- **What you have to do**: Exactly reproduce each line of the listing that follows.

- **Provided material**:
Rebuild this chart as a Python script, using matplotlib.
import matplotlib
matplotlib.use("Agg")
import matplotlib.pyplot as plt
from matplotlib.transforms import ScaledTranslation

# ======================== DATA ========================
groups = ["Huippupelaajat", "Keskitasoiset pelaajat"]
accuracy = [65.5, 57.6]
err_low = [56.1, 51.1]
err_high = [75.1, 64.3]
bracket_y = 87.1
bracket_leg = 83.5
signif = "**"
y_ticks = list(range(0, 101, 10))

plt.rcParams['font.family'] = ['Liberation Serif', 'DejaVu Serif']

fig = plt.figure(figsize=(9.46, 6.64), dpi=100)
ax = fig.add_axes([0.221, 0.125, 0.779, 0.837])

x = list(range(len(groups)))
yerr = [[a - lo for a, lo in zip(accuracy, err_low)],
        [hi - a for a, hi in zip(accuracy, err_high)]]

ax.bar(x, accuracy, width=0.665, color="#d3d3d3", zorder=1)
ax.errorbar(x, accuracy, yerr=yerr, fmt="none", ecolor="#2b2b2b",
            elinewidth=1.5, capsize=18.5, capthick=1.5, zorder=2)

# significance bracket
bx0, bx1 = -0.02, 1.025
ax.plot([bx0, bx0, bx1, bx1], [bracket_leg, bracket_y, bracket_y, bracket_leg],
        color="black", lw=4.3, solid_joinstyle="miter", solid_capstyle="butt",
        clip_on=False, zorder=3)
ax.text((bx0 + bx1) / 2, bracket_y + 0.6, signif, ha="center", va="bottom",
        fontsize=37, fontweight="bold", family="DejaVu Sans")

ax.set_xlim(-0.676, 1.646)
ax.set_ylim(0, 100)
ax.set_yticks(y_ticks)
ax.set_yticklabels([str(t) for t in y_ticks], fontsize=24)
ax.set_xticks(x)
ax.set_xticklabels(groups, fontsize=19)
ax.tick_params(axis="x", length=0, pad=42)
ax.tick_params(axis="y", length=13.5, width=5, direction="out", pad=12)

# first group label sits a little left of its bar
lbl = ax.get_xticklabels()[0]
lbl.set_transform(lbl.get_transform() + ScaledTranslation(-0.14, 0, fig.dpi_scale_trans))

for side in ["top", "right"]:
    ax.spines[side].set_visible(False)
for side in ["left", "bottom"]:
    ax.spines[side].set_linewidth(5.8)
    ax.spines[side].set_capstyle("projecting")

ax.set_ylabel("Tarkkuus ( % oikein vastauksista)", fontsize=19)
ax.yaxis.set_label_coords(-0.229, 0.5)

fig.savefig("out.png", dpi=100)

- **The response**:
Rebuild this chart as a Python script, using matplotlib.
import matplotlib
matplotlib.use("Agg")
import matplotlib.pyplot as plt
from matplotlib.transforms import ScaledTranslation

# ======================== DATA ========================
groups = ["Huippupelaajat", "Keskitasoiset pelaajat"]
accuracy = [65.5, 57.6]
err_low = [56.1, 51.1]
err_high = [75.1, 64.3]
bracket_y = 87.1
bracket_leg = 83.5
signif = "**"
y_ticks = list(range(0, 101, 10))

plt.rcParams['font.family'] = ['Liberation Serif', 'DejaVu Serif']

fig = plt.figure(figsize=(9.46, 6.64), dpi=100)
ax = fig.add_axes([0.221, 0.125, 0.779, 0.837])

x = list(range(len(groups)))
yerr = [[a - lo for a, lo in zip(accuracy, err_low)],
        [hi - a for a, hi in zip(accuracy, err_high)]]

ax.bar(x, accuracy, width=0.665, color="#d3d3d3", zorder=1)
ax.errorbar(x, accuracy, yerr=yerr, fmt="none", ecolor="#2b2b2b",
            elinewidth=1.5, capsize=18.5, capthick=1.5, zorder=2)

# significance bracket
bx0, bx1 = -0.02, 1.025
ax.plot([bx0, bx0, bx1, bx1], [bracket_leg, bracket_y, bracket_y, bracket_leg],
        color="black", lw=4.3, solid_joinstyle="miter", solid_capstyle="butt",
        clip_on=False, zorder=3)
ax.text((bx0 + bx1) / 2, bracket_y + 0.6, signif, ha="center", va="bottom",
        fontsize=37, fontweight="bold", family="DejaVu Sans")

ax.set_xlim(-0.676, 1.646)
ax.set_ylim(0, 100)
ax.set_yticks(y_ticks)
ax.set_yticklabels([str(t) for t in y_ticks], fontsize=24)
ax.set_xticks(x)
ax.set_xticklabels(groups, fontsize=19)
ax.tick_params(axis="x", length=0, pad=42)
ax.tick_params(axis="y", length=13.5, width=5, direction="out", pad=12)

# first group label sits a little left of its bar
lbl = ax.get_xticklabels()[0]
lbl.set_transform(lbl.get_transform() + ScaledTranslation(-0.14, 0, fig.dpi_scale_trans))

for side in ["top", "right"]:
    ax.spines[side].set_visible(False)
for side in ["left", "bottom"]:
    ax.spines[side].set_linewidth(5.8)
    ax.spines[side].set_capstyle("projecting")

ax.set_ylabel("Tarkkuus ( % oikein vastauksista)", fontsize=19)
ax.yaxis.set_label_coords(-0.229, 0.5)

fig.savefig("out.png", dpi=100)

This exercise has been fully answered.